Madame is a French comedy of manners from writer/director Amanda Sther, that plays with what happens when a wealthy hostess suddenly discovers that she needs one more dinner guest to avoid having the unlucky number 13, and decides to pass off her maid as one of the guests. But this is no costume drama set in the 18th century – this story takes place in modern Paris, with Harvey Keitel and Toni Collette playing the wealthy American couple, living in a Paris mansion. Continue reading…
Anne and Bob Fredericks (Collette and Keitel) are a wealthy American couple newly relocated to Paris. Bob is selling a valuable painting, and the couple are hosting a posh dinner party that includes the potential French buyer Antoine Bernard (Stanislas Merhar) and the Irish art expert David (Michael Smiley) who is helping negotiate the sale. The arrival of Bob’s grown son Stephen (Tom Hughes) from his earlier marriage to a British woman, upsets the dinner plans and numbers, much to Anne’s annoyance and Stephen’s secret delight.
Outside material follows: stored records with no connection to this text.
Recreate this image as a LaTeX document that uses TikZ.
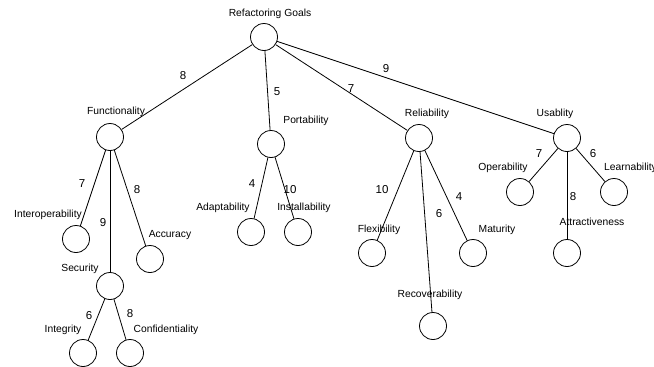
\documentclass[tikz,border=0pt]{standalone}
\usepackage{fontspec}
\setmainfont{Liberation Sans}
\begin{document}
\begin{tikzpicture}[x=1pt, y=-1pt,
    goal/.style={circle, draw, line width=0.8pt, minimum size=27pt, inner sep=0pt},
    goaltext/.style={inner sep=0pt, font=\fontsize{10.3}{12}\selectfont},
    weight/.style={inner sep=0pt, font=\fontsize{11.5}{13}\selectfont}]
    \useasboundingbox (0,0) rectangle (654,367);

    % circles
    \foreach \n/\x/\y in {root/264/37, fun/110/137, por/271/144, rel/419/138, usa/567/138,
        inter/76/239, sec/110/286, acc/150/259, integ/83/353, conf/130/353,
        adap/251/232, inst/298/232, flex/372/253, recov/433/326, matur/473/253,
        oper/520/192, attr/567/253, learn/614/192}
    \node[goal] (\n) at (\x,\y) {};

    % names
    \foreach \n/\x/\y/\t in {root/270/14/Refactoring Goals, fun/116/112/Functionality,
        por/306/121/Portability, rel/427/114/Reliability, usa/555/114/Usablity,
        inter/48/215/Interoperability, sec/80/269/Security, acc/170/235/Accuracy,
        integ/63/330/Integrity, conf/166/330/Confidentiality,
        adap/223/208/Adaptability, inst/304/208/Installability,
        flex/379/230/Flexibility, recov/430/295/Recoverability, matur/497/230/Maturity,
        oper/503/168/Operability, attr/592/222/Attractiveness}
    \node[goaltext] (t-\n) at (\x,\y) {\t};
    \node[goaltext, anchor=west] (t-learn) at (604,168) {Learnability};

    % edges with weights
    \foreach \a/\b/\w/\x/\y in {root/fun/8/183/76, root/por/5/277/92, root/rel/7/351/89,
        root/usa/9/386/69, fun/inter/7/82/184, fun/sec/9/103/223, fun/acc/8/137/190,
        sec/integ/6/89/316, sec/conf/8/130/314, por/adap/4/252/184, por/inst/10/290/190,
        rel/flex/10/382/190, rel/recov/6/439/214, rel/matur/4/459/197,
        usa/oper/7/539/154, usa/attr/8/573/197, usa/learn/6/593/154}
    {
    \draw[line width=0.8pt] (\a) -- (\b);
    \node[weight] (w-\b) at (\x,\y) {\w};
    }

\end{tikzpicture}
\end{document}
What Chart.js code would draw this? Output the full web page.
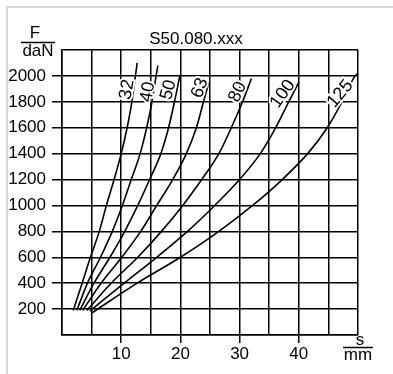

Although the story is set in Paris and the opening credits are in French, the dialog is mostly English and features an international cast, a sly little reference perhaps to the international character of the contemporary ultra-rich. Despite the time shift and shedding the costumes, MADAME still has some of the same themes of different social classes and income inequality that come up in classic comedies of manners, as well as the sex farce element. It is just that now the nobles are replaced with the one-percenters.
Madame, as the staff calls Anne, hits on a plan to avoid having the unlucky number 13 for dinner. She decides to dress up one of the servants to pose as a guest, and presses her long-time servant Maria (Rossy de Palma) to play the part. Maria resists but Madame insists, assuring Maria that as long as she doesn’t say too much, it will work. Dolled up and dressed in Madame’s clothes, who will notice?
Then Stephen, who does not like his stepmother much, adds a few twists to shake things up a tad. Thanks to his “help,” and some extra wine, the ruse works – a little too well.
And this is where director Amanda Sther starts to have some real fun. Everything goes a little crazy after the dinner, as does Anne, who keeps trying to correct the situation without creating embarrassment to herself. As they are wont to do, things get more and more complicated, with more secrets, near-misses, and one huge misunderstanding. Sther handles all the chaos with a nice ironic touch, and a bit of sweetness and sadness. The writer/director pays homage to the venerable genre but with a new biting contemporary social commentary. With this splendid cast set loose in Paris, it is comedy of manners with an edge, even if the old costumes are gone.